JPMorgan told clients it is growing increasingly concerned over President Donald Trump’s protectionist agenda and recommends buying hedges to protect against a market sell-off.
Comments by Eduardo Lecubarri:
1. SMid-caps (small- to mid-cap stocks) are said to be range bound with upside risk based on our assumption that Trump would focus first on implementing those electoral promises that were clear wins (tax cuts and infrastructure spend).
2. Global trade seems to be is Trump’s No. 1 focus from the start, something which in our opinion adds downside risk to our 2017 outlook.
3. Investors seem to be overly complacent, with many metrics pointing to a market that is trading on best-case-scenario assumptions, and with little consideration being given to the fact that 2017 is now arguably the year with the highest political risk that we have seen in the last two decades.
4. Wall Street analysts already estimate 18.1 percent corporate earnings growth in 2017 for small- and mid-cap stocks versus 6.3 percent growth last year. Forecast is said to be “aggressive” as the expected tax cuts from Trump have not occurred yet. In addition he cited how volatility measures are low, technical indicators seem “overbought” and equity markets are near all-time highs even with the political risk.

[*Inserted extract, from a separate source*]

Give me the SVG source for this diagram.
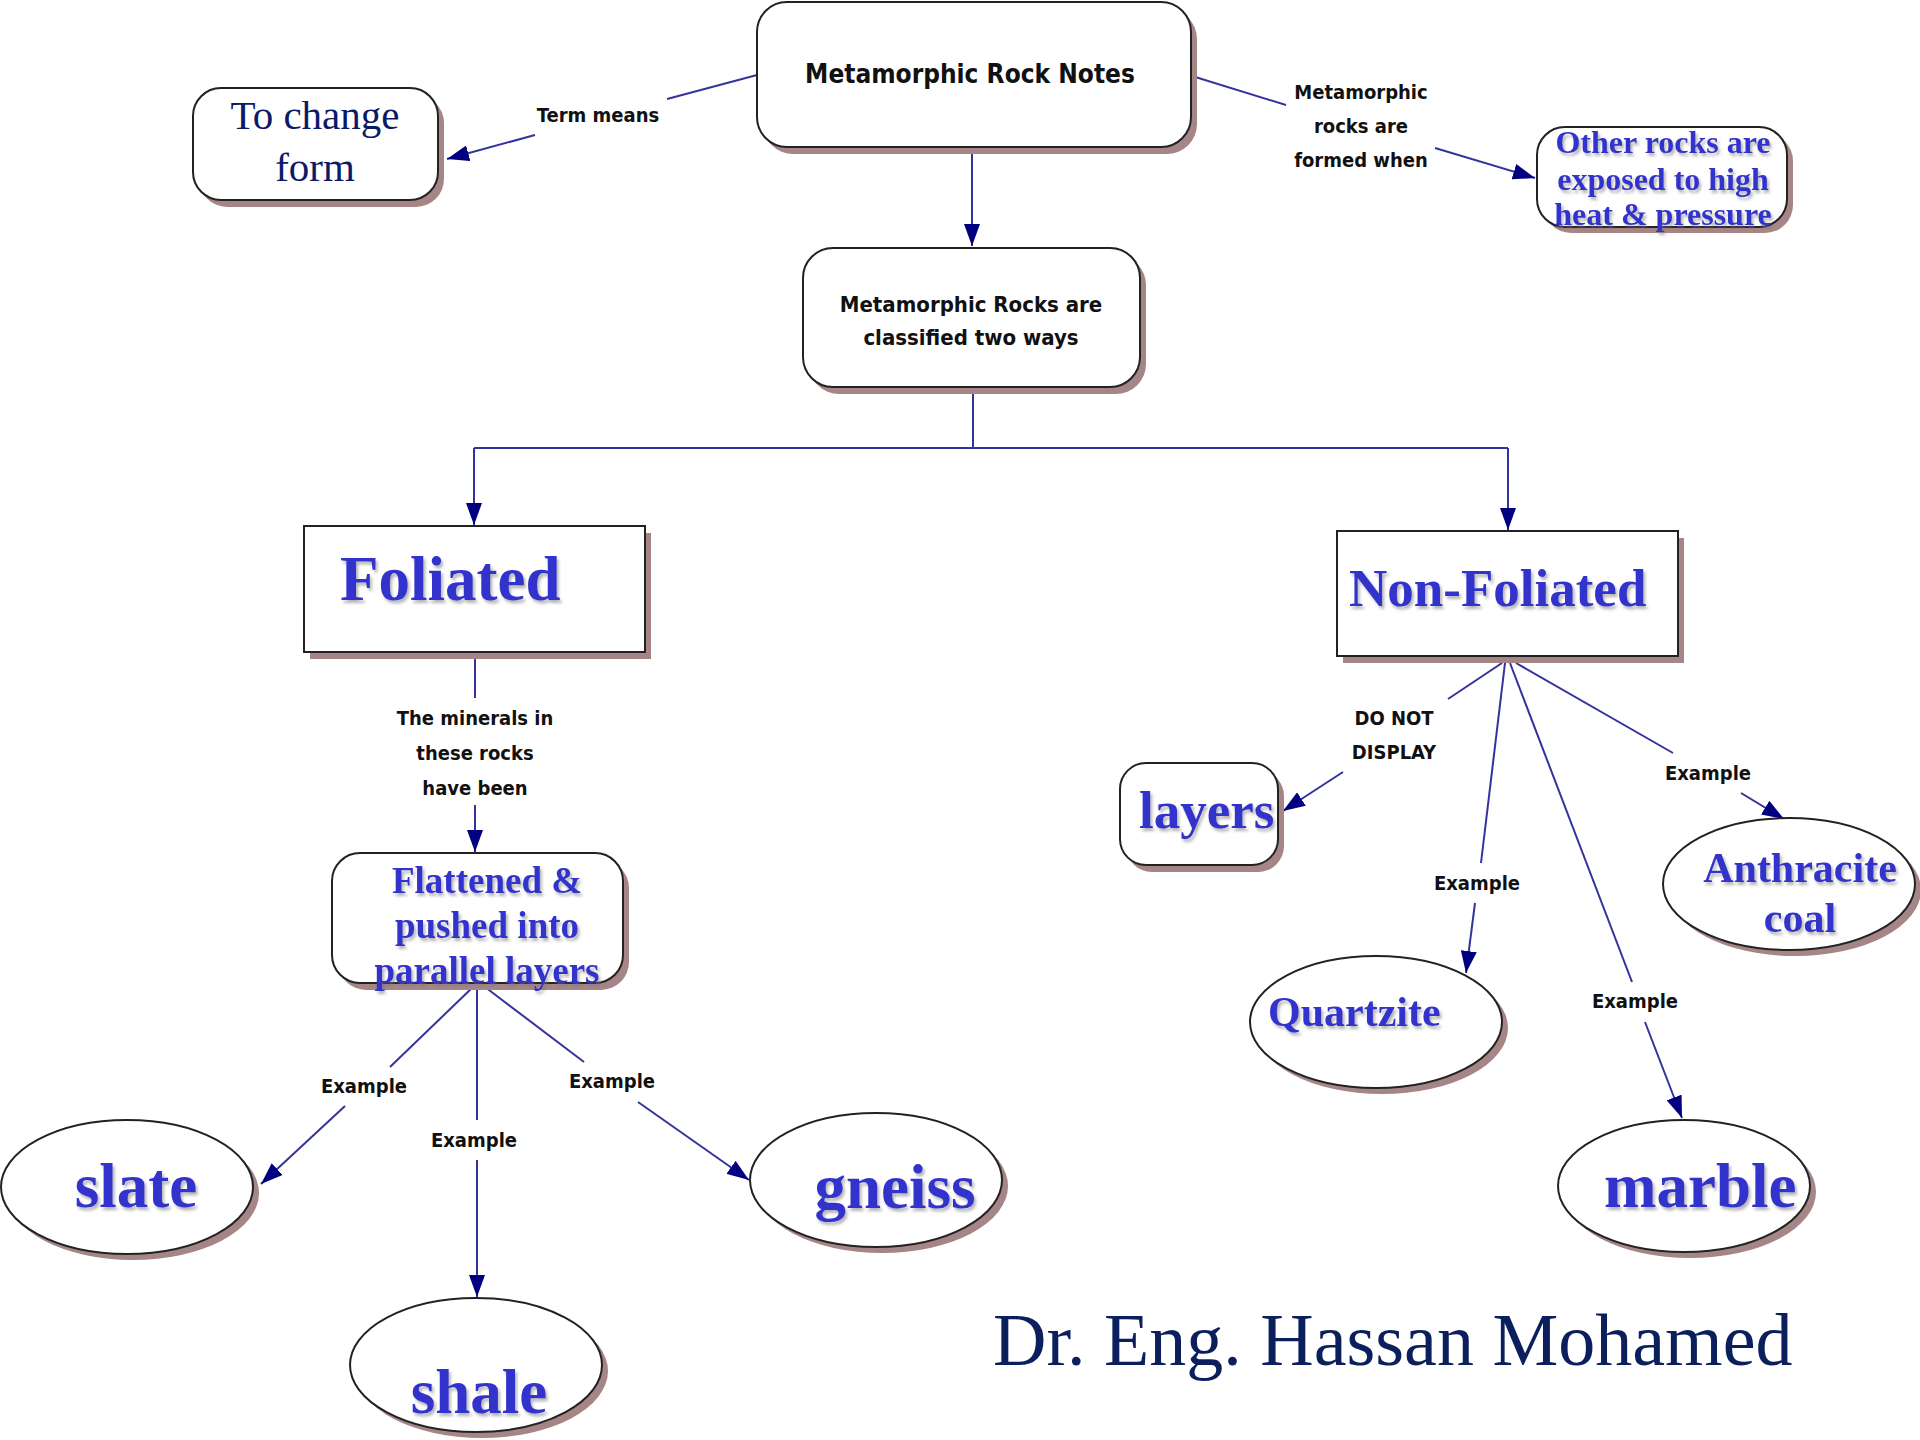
<svg xmlns="http://www.w3.org/2000/svg" width="1920" height="1440" viewBox="0 0 1920 1440">
<defs>
<marker id="arr" viewBox="0 0 22 16" refX="22" refY="8" markerWidth="22" markerHeight="16" markerUnits="userSpaceOnUse" orient="auto">
<path d="M0,0 L22,8 L0,16 z" fill="#000080"/>
</marker>
<filter id="ts" x="-10%" y="-10%" width="120%" height="130%">
<feDropShadow dx="2" dy="3" stdDeviation="1.5" flood-color="#777" flood-opacity="0.55"/>
</filter>
</defs>
<style>
.box{fill:#fff;stroke:#222;stroke-width:2}
.sh{fill:#a58585}
.conn{stroke:#33339a;stroke-width:2;fill:none}
.arw{marker-end:url(#arr)}
.lbl{font-family:"DejaVu Sans Condensed","DejaVu Sans",sans-serif;font-stretch:condensed;font-weight:bold;font-size:20px;text-anchor:middle;fill:#111}
.hd{font-family:"DejaVu Sans Condensed","DejaVu Sans",sans-serif;font-stretch:condensed;font-weight:bold;text-anchor:middle;fill:#111}
.blue{font-family:"Liberation Serif","Times New Roman",serif;font-weight:bold;fill:#3333cc;filter:url(#ts)}
.navy{font-family:"Liberation Serif","Times New Roman",serif;fill:#0a1a66}
</style>
<rect width="1920" height="1440" fill="#fff"/>

<g id="connectors">
<line class="conn" x1="757" y1="75" x2="667" y2="99"/>
<line class="conn arw" x1="535" y1="135" x2="447" y2="159"/>
<text class="lbl" x="598" y="122">Term means</text>

<line class="conn" x1="1192" y1="76" x2="1286" y2="105"/>
<line class="conn arw" x1="1435" y1="148" x2="1535" y2="178"/>
<text class="lbl" x="1361" y="99">Metamorphic</text>
<text class="lbl" x="1361" y="133">rocks are</text>
<text class="lbl" x="1361" y="167">formed when</text>

<line class="conn arw" x1="972" y1="149" x2="972" y2="246"/>

<path class="conn" d="M973,389 V448 M474,448 H1508"/>
<line class="conn arw" x1="474" y1="448" x2="474" y2="525"/>
<line class="conn arw" x1="1508" y1="448" x2="1508" y2="530"/>

<line class="conn" x1="475" y1="654" x2="475" y2="698"/>
<text class="lbl" x="475" y="725">The minerals in</text>
<text class="lbl" x="475" y="760">these rocks</text>
<text class="lbl" x="475" y="795">have been</text>
<line class="conn arw" x1="475" y1="805" x2="475" y2="852"/>

<line class="conn" x1="473" y1="987" x2="390" y2="1067"/>
<text class="lbl" x="364" y="1093">Example</text>
<line class="conn arw" x1="345" y1="1106" x2="261" y2="1184"/>

<line class="conn" x1="477" y1="987" x2="477" y2="1120"/>
<text class="lbl" x="474" y="1147">Example</text>
<line class="conn arw" x1="477" y1="1160" x2="477" y2="1297"/>

<line class="conn" x1="485" y1="987" x2="584" y2="1062"/>
<text class="lbl" x="612" y="1088">Example</text>
<line class="conn arw" x1="638" y1="1102" x2="749" y2="1180"/>

<line class="conn" x1="1502" y1="663" x2="1448" y2="699"/>
<text class="lbl" x="1394" y="725">DO NOT</text>
<text class="lbl" x="1394" y="759">DISPLAY</text>
<line class="conn arw" x1="1343" y1="772" x2="1283" y2="811"/>

<line class="conn" x1="1505" y1="663" x2="1481" y2="863"/>
<text class="lbl" x="1477" y="890">Example</text>
<line class="conn arw" x1="1475" y1="903" x2="1466" y2="973"/>

<line class="conn" x1="1510" y1="663" x2="1632" y2="982"/>
<text class="lbl" x="1635" y="1008">Example</text>
<line class="conn arw" x1="1645" y1="1022" x2="1682" y2="1118"/>

<line class="conn" x1="1516" y1="663" x2="1673" y2="753"/>
<text class="lbl" x="1708" y="780">Example</text>
<line class="conn arw" x1="1741" y1="793" x2="1784" y2="819"/>
</g>

<g id="n-top">
<rect class="sh" x="763" y="9" width="434" height="145" rx="30"/>
<rect class="box" x="757" y="2" width="434" height="145" rx="30"/>
<text class="hd" x="970" y="83" font-size="26">Metamorphic Rock Notes</text>
</g>

<g id="n-change">
<rect class="sh" x="199" y="95" width="245" height="112" rx="28"/>
<rect class="box" x="193" y="88" width="245" height="112" rx="28"/>
<text class="navy" x="315" y="129" font-size="41" text-anchor="middle">To change</text>
<text class="navy" x="315" y="181" font-size="41" text-anchor="middle">form</text>
</g>

<g id="n-other">
<rect class="sh" x="1543" y="133" width="250" height="100" rx="28"/>
<rect class="box" x="1537" y="127" width="250" height="100" rx="28"/>
<text class="blue" x="1663" y="153" font-size="32" text-anchor="middle">Other rocks are</text>
<text class="blue" x="1663" y="190" font-size="32" text-anchor="middle">exposed to high</text>
<text class="blue" x="1663" y="225" font-size="32" text-anchor="middle">heat &amp; pressure</text>
</g>

<g id="n-classified">
<rect class="sh" x="809" y="255" width="337" height="139" rx="30"/>
<rect class="box" x="803" y="248" width="337" height="139" rx="30"/>
<text class="hd" x="971" y="312" font-size="22">Metamorphic Rocks are</text>
<text class="hd" x="971" y="345" font-size="22">classified two ways</text>
</g>

<g id="n-foliated">
<rect class="sh" x="310" y="533" width="341" height="126"/>
<rect class="box" x="304" y="526" width="341" height="126"/>
<text class="blue" x="340" y="600" font-size="63">Foliated</text>
</g>

<g id="n-nonfoliated">
<rect class="sh" x="1343" y="538" width="341" height="125"/>
<rect class="box" x="1337" y="531" width="341" height="125"/>
<text class="blue" x="1349" y="606" font-size="53">Non-Foliated</text>
</g>

<g id="n-flattened">
<rect class="sh" x="338" y="860" width="291" height="130" rx="28"/>
<rect class="box" x="332" y="853" width="291" height="130" rx="28"/>
<text class="blue" x="487" y="893" font-size="37" text-anchor="middle">Flattened &amp;</text>
<text class="blue" x="487" y="938" font-size="37" text-anchor="middle">pushed into</text>
<text class="blue" x="487" y="983" font-size="37" text-anchor="middle">parallel layers</text>
</g>

<g id="n-layers">
<rect class="sh" x="1126" y="770" width="158" height="102" rx="26"/>
<rect class="box" x="1120" y="763" width="158" height="102" rx="26"/>
<text class="blue" x="1139" y="828" font-size="53">layers</text>
</g>

<g id="n-slate">
<ellipse class="sh" cx="133" cy="1193" rx="126" ry="67"/>
<ellipse class="box" cx="127" cy="1187" rx="126" ry="67"/>
<text class="blue" x="136" y="1207" font-size="63" text-anchor="middle">slate</text>
</g>

<g id="n-shale">
<ellipse class="sh" cx="482" cy="1371" rx="126" ry="67"/>
<ellipse class="box" cx="476" cy="1365" rx="126" ry="67"/>
<text class="blue" x="479" y="1413" font-size="63" text-anchor="middle">shale</text>
</g>

<g id="n-gneiss">
<ellipse class="sh" cx="882" cy="1186" rx="126" ry="67"/>
<ellipse class="box" cx="876" cy="1180" rx="126" ry="67"/>
<text class="blue" x="895" y="1208" font-size="63" text-anchor="middle">gneiss</text>
</g>

<g id="n-quartzite">
<ellipse class="sh" cx="1382" cy="1028" rx="126" ry="66"/>
<ellipse class="box" cx="1376" cy="1022" rx="126" ry="66"/>
<text class="blue" x="1268" y="1026" font-size="42">Quartzite</text>
</g>

<g id="n-anthracite">
<ellipse class="sh" cx="1795" cy="890" rx="126" ry="66"/>
<ellipse class="box" cx="1789" cy="884" rx="126" ry="66"/>
<text class="blue" x="1800" y="882" font-size="42" text-anchor="middle">Anthracite</text>
<text class="blue" x="1800" y="932" font-size="42" text-anchor="middle">coal</text>
</g>

<g id="n-marble">
<ellipse class="sh" cx="1690" cy="1192" rx="126" ry="66"/>
<ellipse class="box" cx="1684" cy="1186" rx="126" ry="66"/>
<text class="blue" x="1604" y="1207" font-size="63">marble</text>
</g>

<text x="993" y="1365" font-family="Liberation Serif, 'Times New Roman', serif" font-size="74" fill="#0a1f5c">Dr. Eng. Hassan Mohamed</text>
</svg>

5. Equities have fared extremely well since Trump’s election win. Since Nov. 8. The Dow Jones industrial average, the S&P 500 and Nasdaq composite have risen 8.5 percent, 6.54 percent and 7.24 percent, respectively. The three major indexes, however, were on track for weekly losses after a botched roll-out of a new immigration policy that barred entry to citizens from seven Muslim-majority countries, even obstructing people who had green cards.